Table Tok Supper Club Is Built Around Bengali Home Cooking And Great Conversation
Home cook Shishir grew up moving often—away from extended family, through many cities for study and work, before finally settling in Sydney, alone. She soon realised that if she wanted to find a community here (and a sense of belonging), she would have to build it for herself. Inevitably, Table Tok Supper Club was born from her passion of starting conversations with strangers, over food.
"Table Tok is a shared space for food and conversation, where Tok means the tangy sharpness of Bangali flavours and authentic dialogue between people—and it is homophonic to talk, as well," Shishir tells Urban List.
""I, like many immigrants, left a lot at home, in search of a new home in foreign lands. My supper club is my way to stay connected to my far away home, fragrant, people, and friends. These dishes that I cook became an exchange to trade connection and friendship."

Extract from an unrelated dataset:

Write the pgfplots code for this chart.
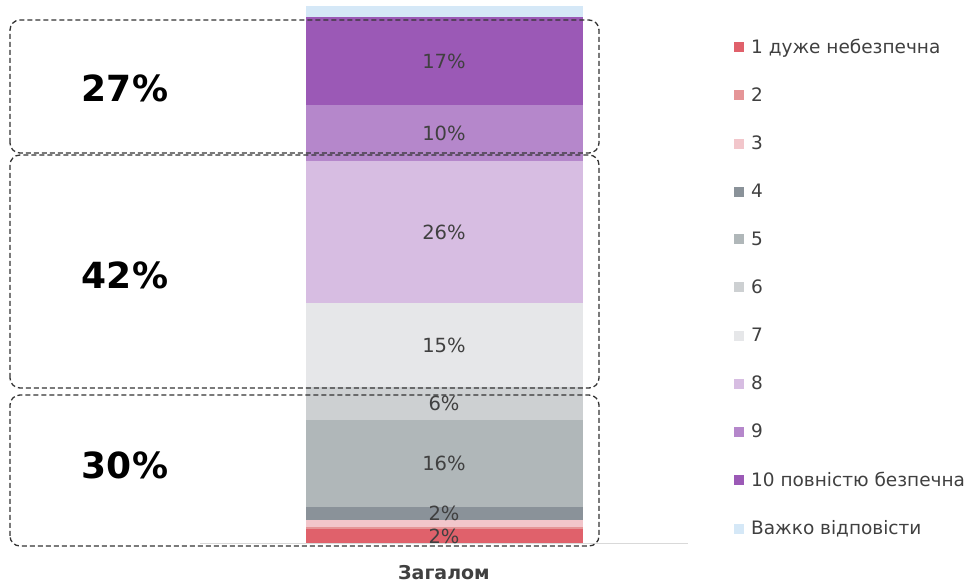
\documentclass[border=0pt]{standalone}
\usepackage{fontspec}
\setmainfont{DejaVu Sans}
\usepackage{pgfplots}
\pgfplotsset{compat=1.18}
\definecolor{c1}{HTML}{E0616B}
\definecolor{c2}{HTML}{E59597}
\definecolor{c3}{HTML}{F2C6CB}
\definecolor{c4}{HTML}{8A9299}
\definecolor{c5}{HTML}{B0B7B9}
\definecolor{c6}{HTML}{CDD0D2}
\definecolor{c7}{HTML}{E6E7E9}
\definecolor{c8}{HTML}{D7BDE2}
\definecolor{c9}{HTML}{B587CB}
\definecolor{c10}{HTML}{9B59B6}
\definecolor{c11}{HTML}{D5E8F7}
\definecolor{txt}{HTML}{404040}
\pgfplotsset{
  lab/.style={
    nodes near coords={\pgfplotspointmeta},
    point meta=explicit symbolic,
    every node near coord/.append style={anchor=center,
      font=\fontsize{19.5}{21}\selectfont, text=txt},
  },
}
\begin{document}
\begin{tikzpicture}
\useasboundingbox (0pt,0pt) rectangle (972pt,583pt);
\begin{axis}[
  at={(200pt,40pt)}, anchor=south west,
  scale only axis, width=488pt, height=536pt,
  xmin=-1, xmax=1, ymin=0, ymax=99.4,
  ybar stacked, bar width=277pt,
  axis y line=none, axis x line*=bottom,
  x axis line style={draw=black!15, -},
  xtick={0}, xticklabels={\textbf{Загалом}},
  major tick length=0pt,
  xticklabel style={font=\fontsize{19}{21}\selectfont, text=txt, yshift=-19pt},
  legend style={at={(1.088,0.948)}, anchor=north west, draw=none,
    font=\fontsize{18.5}{20}\selectfont, text=txt, row sep=28.9pt},
  legend cell align=left,
  legend image code/.code={\fill[#1, draw=none] (0pt,-5pt) rectangle (10pt,5pt); \path (15pt,0pt);},
  clip=false,
]
\addplot[fill=c1, draw=none, lab] coordinates {(0,2.6) [2\%]};
\addplot[fill=c2, draw=none] coordinates {(0,0.4)};
\addplot[fill=c3, draw=none] coordinates {(0,1.3)};
\addplot[fill=c4, draw=none, lab] coordinates {(0,2.4) [2\%]};
\addplot[fill=c5, draw=none, lab] coordinates {(0,16.2) [16\%]};
\addplot[fill=c6, draw=none, lab] coordinates {(0,6.0) [6\%]};
\addplot[fill=c7, draw=none, lab] coordinates {(0,15.6) [15\%]};
\addplot[fill=c8, draw=none, lab] coordinates {(0,26.3) [26\%]};
\addplot[fill=c9, draw=none, lab] coordinates {(0,10.4) [10\%]};
\addplot[fill=c10, draw=none, lab] coordinates {(0,16.4) [17\%]};
\addplot[fill=c11, draw=none] coordinates {(0,2.0)};
\legend{1 дуже небезпечна, 2, 3, 4, 5, 6, 7, 8, 9, 10 повністю безпечна, Важко відповісти}
\end{axis}
\begin{scope}[draw=black!80, line width=1.3pt, dash pattern=on 5pt off 3pt, rounded corners=10pt]
\draw (10pt,430pt) rectangle (599pt,563pt);
\draw (10pt,195pt) rectangle (599pt,428pt);
\draw (10pt,37pt) rectangle (599pt,188pt);
\end{scope}
\begin{scope}[font=\bfseries\fontsize{36}{40}\selectfont]
\node at (125pt,495pt) {27\%};
\node at (125pt,308pt) {42\%};
\node at (125pt,118pt) {30\%};
\end{scope}
\end{tikzpicture}
\end{document}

Her emphasis on conversation stemmed from a childhood where talking while eating was considered bad manner—growing up, mealtimes were quiet. With Table Tok, she hopes to prompt the very opposite.
"At Table Tok, I try to create a space that is noisy, full of laughter, warm, and curious, where we all can talk over each other, ask questions, and stay longer than planned—like a quintessential Bangladeshi dawat," Shishir tells us. "It is more than a hosthood-guesthood dynamic. We build friendship over suppers, and then continue hanging out later."
As adults, it can be increasingly difficult to make new friendships in a city where people tend to stick to their respective circles. And yet, the rise of run clubs, book clubs, and social clubs that celebrate the coming together of strangers, point to a craving for human connection over the past few years.
"My tables are basically a place for addabaji," Shishir explains.
Addabaji is an act and habit of regular engagement with friends (sometimes strangers) over food, tea, and cigarette in long, informal, and leisurely conversations. When asked what conversations she has seen unfold around her table, Shishir has no shortage of answers.

"World politics, genocide, personal life, hobbies, finances, love, loss, astrology, Sydney’s growing home and job crisis, frustrations and what not!" she tells us. "It could be gossip as well!"
"Cooking Bengali food is my way of sharing where I come from — besides, this is the only way I know, because I am a cook, not a trained chef. More so, I cook intuitively, like any Bangali cook at home."
Sustainability is central to Table Tok, with zero-waste cooking forming to foundation of Shishir's process.
"That’s how a Bangali kitchen runs at home. Our leftover rice would be a Khichuri for next day’s breakfast. We use skin to seeds, everything," she shares. "Scarcity of food shaped a culture of care and accountability towards food and hunger that food was never taken for granted and wasted. Leftovers have always been used, if not for eating, for cattle, or to fertilise the land."
"My father was in the army, staying away from family for months at times. We had to learn to live with what’s available to us. Later, I worked as a humanitarian worker for refugees and prisoners—all these experiences taught me to stay content with what I already have, and make something beautiful out of it."
The natural next step is for us to ask Shishir where she sees it all going—could Table Tok be the start of something much bigger for her, and Sydney's social scene as a whole?

"Starting Table Tok was based on my teenage dream to open a Bhaat’er (Rice’s) Hotel (the name for small roadside restaurants in Bangladesh), where every day I cook fresh food with whatever is available in the morning bazar. Having the opportunity to do what I am doing right now (a version of that dream) is the big thing for me."
"I’d love to keep experimenting—more collaborations, more themed dinners, making more friends, maybe taking Table Tok into new spaces around Sydney and beyond."
What brings people back isn’t something new each time, but the relationships that take shape around the table and continue long after the meal ends — something Shishir sees unfold week after week.
"Perhaps the accessibility to something intimate and non-disposable, mind-alike people, home styled cooked food, staying connected, or becoming friends," she reflects, on why her guests tend to return time and again.
"Many of us have made great friends through my suppers," she shares. "We often cook together, go to the beach together, do live painting together and for walk by the river. We mostly eat with our hands, sit close, and try to know each other more."